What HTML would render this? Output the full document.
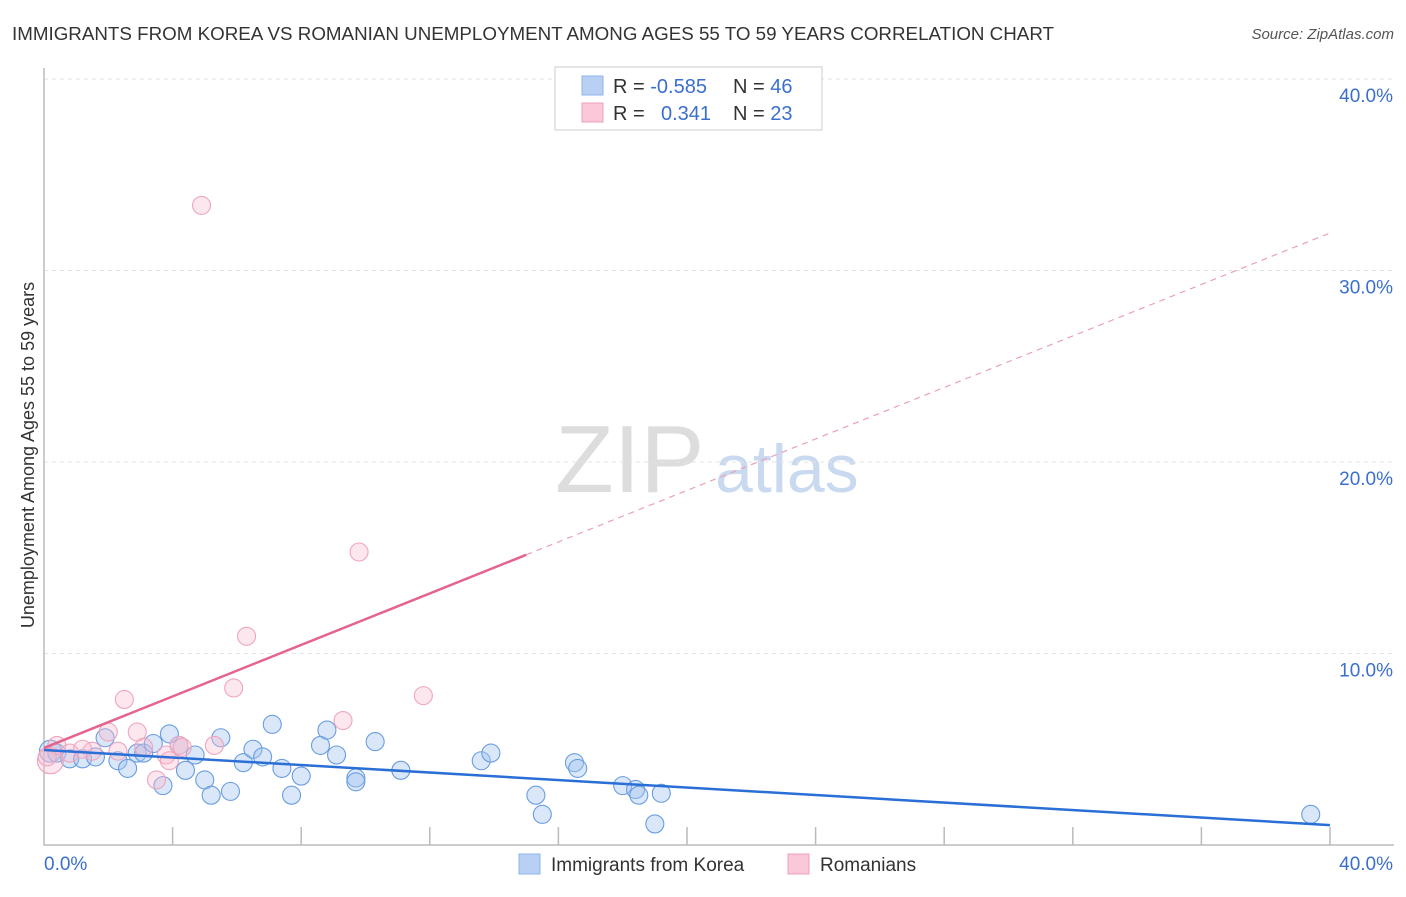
<!DOCTYPE html>
<html><head><meta charset="utf-8"><style>
body{margin:0;background:#fff;font-family:"Liberation Sans",sans-serif;}
svg text{font-family:"Liberation Sans",sans-serif;}
</style></head><body>
<svg id="c" width="1406" height="892" xmlns="http://www.w3.org/2000/svg">
<text x="12" y="40" font-size="18" fill="#333" textLength="1042" lengthAdjust="spacingAndGlyphs">IMMIGRANTS FROM KOREA VS ROMANIAN UNEMPLOYMENT AMONG AGES 55 TO 59 YEARS CORRELATION CHART</text>
<text x="1394" y="39" font-size="15" fill="#555" font-style="italic" text-anchor="end">Source: ZipAtlas.com</text>
<text x="34" y="455" font-size="18" fill="#333" text-anchor="middle" transform="rotate(-90 34 455)">Unemployment Among Ages 55 to 59 years</text>
<text x="555" y="492" font-size="96" fill="#ddd" font-family="Liberation Serif">ZIP</text>
<text x="715" y="492" font-size="68" fill="#c9d9f0">atlas</text>
<g id="grid"></g><g id="pts"></g><g id="lines"></g>
<g>
<rect x="555" y="67" width="267" height="63" fill="#fff" stroke="#ccc"/>
<rect x="582" y="76" width="21" height="19" fill="#b8d0f4" stroke="#8fb3e8"/>
<rect x="582" y="103" width="21" height="19" fill="#fac8d8" stroke="#f0a0ba"/>
<text x="613" y="93" font-size="20" fill="#333">R = <tspan fill="#3a6fd0">-0.585</tspan><tspan x="733">N = </tspan><tspan fill="#3a6fd0">46</tspan></text>
<text x="613" y="120" font-size="20" fill="#333">R = <tspan x="661" fill="#3a6fd0">0.341</tspan><tspan x="733">N = </tspan><tspan fill="#3a6fd0">23</tspan></text>
</g>
<g>
<rect x="519" y="854" width="21" height="20" fill="#b8d0f4" stroke="#8fb3e8"/>
<text x="551" y="871" font-size="19" fill="#333">Immigrants from Korea</text>
<rect x="788" y="854" width="21" height="20" fill="#fac8d8" stroke="#f0a0ba"/>
<text x="820" y="871" font-size="19" fill="#333">Romanians</text>
</g>
</svg>
<script>
const yTicks=[10,20,30,40];
const yTickLabels=["10.0%","20.0%","30.0%","40.0%"];
const xTickVals=[4,8,12,16,20,24,28,32,36,40];
const koreaX=[0.2,0.4,0.8,1.2,1.6,1.9,2.3,2.6,2.9,3.1,3.4,3.7,3.9,4.2,4.4,4.7,5.0,5.2,5.5,5.8,6.2,6.5,6.8,7.1,7.4,7.7,8.0,8.6,8.8,9.1,9.7,9.7,10.3,11.1,13.6,13.9,15.3,15.5,16.5,16.6,18.0,18.4,18.5,19.2,19.0,39.4];
const koreaY=[4.9,4.8,4.5,4.5,4.6,5.6,4.4,4.0,4.8,4.8,5.3,3.1,5.8,5.2,3.9,4.7,3.4,2.6,5.6,2.8,4.3,5.0,4.6,6.3,4.0,2.6,3.6,5.2,6.0,4.7,3.5,3.3,5.4,3.9,4.4,4.8,2.6,1.6,4.3,4.0,3.1,2.9,2.6,2.7,1.1,1.6];
const romX=[0.2,0.4,0.8,1.5,2.3,2.5,2.9,3.1,3.5,3.8,3.9,4.2,4.3,4.9,5.3,5.9,6.3,9.3,9.8,11.8,0.1,1.2,2.0];
const romY=[4.4,5.2,4.8,4.9,4.9,7.6,5.9,5.1,3.4,4.7,4.4,5.2,5.1,33.4,5.2,8.2,10.9,6.5,15.3,7.8,4.6,5.0,5.9];
const koreaTrend=[4.96,1.04];
const romTrend=[5.07,31.96];
const X=v=>44+v/40*1286, Y=v=>845-v/10*191.5;
const NS="http://www.w3.org/2000/svg";
function mk(p,t,a){const e=document.createElementNS(NS,t);for(const k in a)e.setAttribute(k,a[k]);document.getElementById(p).appendChild(e);return e;}
yTicks.forEach((v,i)=>{
 const g=mk('grid','line',{x1:44,x2:1394,y1:Y(v),y2:Y(v),stroke:'#e3e3e3','stroke-dasharray':'4,4'});
 
 
 const t=mk('grid','text',{x:1393,y:Y(v)+23,'font-size':19,fill:'#3a6fd0','text-anchor':'end'});t.textContent=yTickLabels[i];
 
 
});
const ax=mk('grid','path',{d:'M44,68V845H1394',fill:'none',stroke:'#bbb','stroke-width':1.5});


xTickVals.forEach(v=>{const l=mk('grid','line',{x1:X(v),x2:X(v),y1:827,y2:845,stroke:'#bbb','stroke-width':1.5});
 
 });
const x0=mk('grid','text',{x:44,y:870,'font-size':19,fill:'#3a6fd0'});x0.textContent='0.0%';


const x1=mk('grid','text',{x:1393,y:870,'font-size':19,fill:'#3a6fd0','text-anchor':'end'});x1.textContent='40.0%';


koreaX.forEach((v,i)=>{const c=mk('pts','circle',{cx:X(v),cy:Y(koreaY[i]),r:i==0?11:9,fill:'rgba(160,195,240,0.4)',stroke:'#6a9de0','stroke-width':1.1});
 
 });
romX.forEach((v,i)=>{const c=mk('pts','circle',{cx:X(v),cy:Y(romY[i]),r:i==0?13:9,fill:'rgba(248,185,205,0.35)',stroke:'#eea5bd','stroke-width':1.1});
 
 });
const bl=mk('lines','line',{x1:X(0),y1:Y(koreaTrend[0]),x2:X(40),y2:Y(koreaTrend[1]),stroke:'#2a6fd6','stroke-width':2.5});


const ry=x=>romTrend[0]+(romTrend[1]-romTrend[0])*x/40;
const ps=mk('lines','line',{x1:X(0),y1:Y(ry(0)),x2:X(15),y2:Y(ry(15)),stroke:'#e5648e','stroke-width':2.5});


const pd=mk('lines','line',{x1:X(15),y1:Y(ry(15)),x2:X(40),y2:Y(ry(40)),stroke:'#eaa0b8','stroke-width':1.2,'stroke-dasharray':'6,5'});


</script>
</body></html>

Instructions for the task.
Leave every image out, and retype the material exactly.

Written response.
What HTML would render this? Output the full document.
<!DOCTYPE html>
<html><head><meta charset="utf-8"><style>
body{margin:0;background:#fff;font-family:"Liberation Sans",sans-serif;}
svg text{font-family:"Liberation Sans",sans-serif;}
</style></head><body>
<svg id="c" width="1406" height="892" xmlns="http://www.w3.org/2000/svg">
<text x="12" y="40" font-size="18" fill="#333" textLength="1042" lengthAdjust="spacingAndGlyphs">IMMIGRANTS FROM KOREA VS ROMANIAN UNEMPLOYMENT AMONG AGES 55 TO 59 YEARS CORRELATION CHART</text>
<text x="1394" y="39" font-size="15" fill="#555" font-style="italic" text-anchor="end">Source: ZipAtlas.com</text>
<text x="34" y="455" font-size="18" fill="#333" text-anchor="middle" transform="rotate(-90 34 455)">Unemployment Among Ages 55 to 59 years</text>
<text x="555" y="492" font-size="96" fill="#ddd" font-family="Liberation Serif">ZIP</text>
<text x="715" y="492" font-size="68" fill="#c9d9f0">atlas</text>
<g id="grid"></g><g id="pts"></g><g id="lines"></g>
<g>
<rect x="555" y="67" width="267" height="63" fill="#fff" stroke="#ccc"/>
<rect x="582" y="76" width="21" height="19" fill="#b8d0f4" stroke="#8fb3e8"/>
<rect x="582" y="103" width="21" height="19" fill="#fac8d8" stroke="#f0a0ba"/>
<text x="613" y="93" font-size="20" fill="#333">R = <tspan fill="#3a6fd0">-0.585</tspan><tspan x="733">N = </tspan><tspan fill="#3a6fd0">46</tspan></text>
<text x="613" y="120" font-size="20" fill="#333">R = <tspan x="661" fill="#3a6fd0">0.341</tspan><tspan x="733">N = </tspan><tspan fill="#3a6fd0">23</tspan></text>
</g>
<g>
<rect x="519" y="854" width="21" height="20" fill="#b8d0f4" stroke="#8fb3e8"/>
<text x="551" y="871" font-size="19" fill="#333">Immigrants from Korea</text>
<rect x="788" y="854" width="21" height="20" fill="#fac8d8" stroke="#f0a0ba"/>
<text x="820" y="871" font-size="19" fill="#333">Romanians</text>
</g>
</svg>
<script>
const yTicks=[10,20,30,40];
const yTickLabels=["10.0%","20.0%","30.0%","40.0%"];
const xTickVals=[4,8,12,16,20,24,28,32,36,40];
const koreaX=[0.2,0.4,0.8,1.2,1.6,1.9,2.3,2.6,2.9,3.1,3.4,3.7,3.9,4.2,4.4,4.7,5.0,5.2,5.5,5.8,6.2,6.5,6.8,7.1,7.4,7.7,8.0,8.6,8.8,9.1,9.7,9.7,10.3,11.1,13.6,13.9,15.3,15.5,16.5,16.6,18.0,18.4,18.5,19.2,19.0,39.4];
const koreaY=[4.9,4.8,4.5,4.5,4.6,5.6,4.4,4.0,4.8,4.8,5.3,3.1,5.8,5.2,3.9,4.7,3.4,2.6,5.6,2.8,4.3,5.0,4.6,6.3,4.0,2.6,3.6,5.2,6.0,4.7,3.5,3.3,5.4,3.9,4.4,4.8,2.6,1.6,4.3,4.0,3.1,2.9,2.6,2.7,1.1,1.6];
const romX=[0.2,0.4,0.8,1.5,2.3,2.5,2.9,3.1,3.5,3.8,3.9,4.2,4.3,4.9,5.3,5.9,6.3,9.3,9.8,11.8,0.1,1.2,2.0];
const romY=[4.4,5.2,4.8,4.9,4.9,7.6,5.9,5.1,3.4,4.7,4.4,5.2,5.1,33.4,5.2,8.2,10.9,6.5,15.3,7.8,4.6,5.0,5.9];
const koreaTrend=[4.96,1.04];
const romTrend=[5.07,31.96];
const X=v=>44+v/40*1286, Y=v=>845-v/10*191.5;
const NS="http://www.w3.org/2000/svg";
function mk(p,t,a){const e=document.createElementNS(NS,t);for(const k in a)e.setAttribute(k,a[k]);document.getElementById(p).appendChild(e);return e;}
yTicks.forEach((v,i)=>{
 const g=mk('grid','line',{x1:44,x2:1394,y1:Y(v),y2:Y(v),stroke:'#e3e3e3','stroke-dasharray':'4,4'});
 
 
 const t=mk('grid','text',{x:1393,y:Y(v)+23,'font-size':19,fill:'#3a6fd0','text-anchor':'end'});t.textContent=yTickLabels[i];
 
 
});
const ax=mk('grid','path',{d:'M44,68V845H1394',fill:'none',stroke:'#bbb','stroke-width':1.5});


xTickVals.forEach(v=>{const l=mk('grid','line',{x1:X(v),x2:X(v),y1:827,y2:845,stroke:'#bbb','stroke-width':1.5});
 
 });
const x0=mk('grid','text',{x:44,y:870,'font-size':19,fill:'#3a6fd0'});x0.textContent='0.0%';


const x1=mk('grid','text',{x:1393,y:870,'font-size':19,fill:'#3a6fd0','text-anchor':'end'});x1.textContent='40.0%';


koreaX.forEach((v,i)=>{const c=mk('pts','circle',{cx:X(v),cy:Y(koreaY[i]),r:i==0?11:9,fill:'rgba(160,195,240,0.4)',stroke:'#6a9de0','stroke-width':1.1});
 
 });
romX.forEach((v,i)=>{const c=mk('pts','circle',{cx:X(v),cy:Y(romY[i]),r:i==0?13:9,fill:'rgba(248,185,205,0.35)',stroke:'#eea5bd','stroke-width':1.1});
 
 });
const bl=mk('lines','line',{x1:X(0),y1:Y(koreaTrend[0]),x2:X(40),y2:Y(koreaTrend[1]),stroke:'#2a6fd6','stroke-width':2.5});


const ry=x=>romTrend[0]+(romTrend[1]-romTrend[0])*x/40;
const ps=mk('lines','line',{x1:X(0),y1:Y(ry(0)),x2:X(15),y2:Y(ry(15)),stroke:'#e5648e','stroke-width':2.5});


const pd=mk('lines','line',{x1:X(15),y1:Y(ry(15)),x2:X(40),y2:Y(ry(40)),stroke:'#eaa0b8','stroke-width':1.2,'stroke-dasharray':'6,5'});


</script>
</body></html>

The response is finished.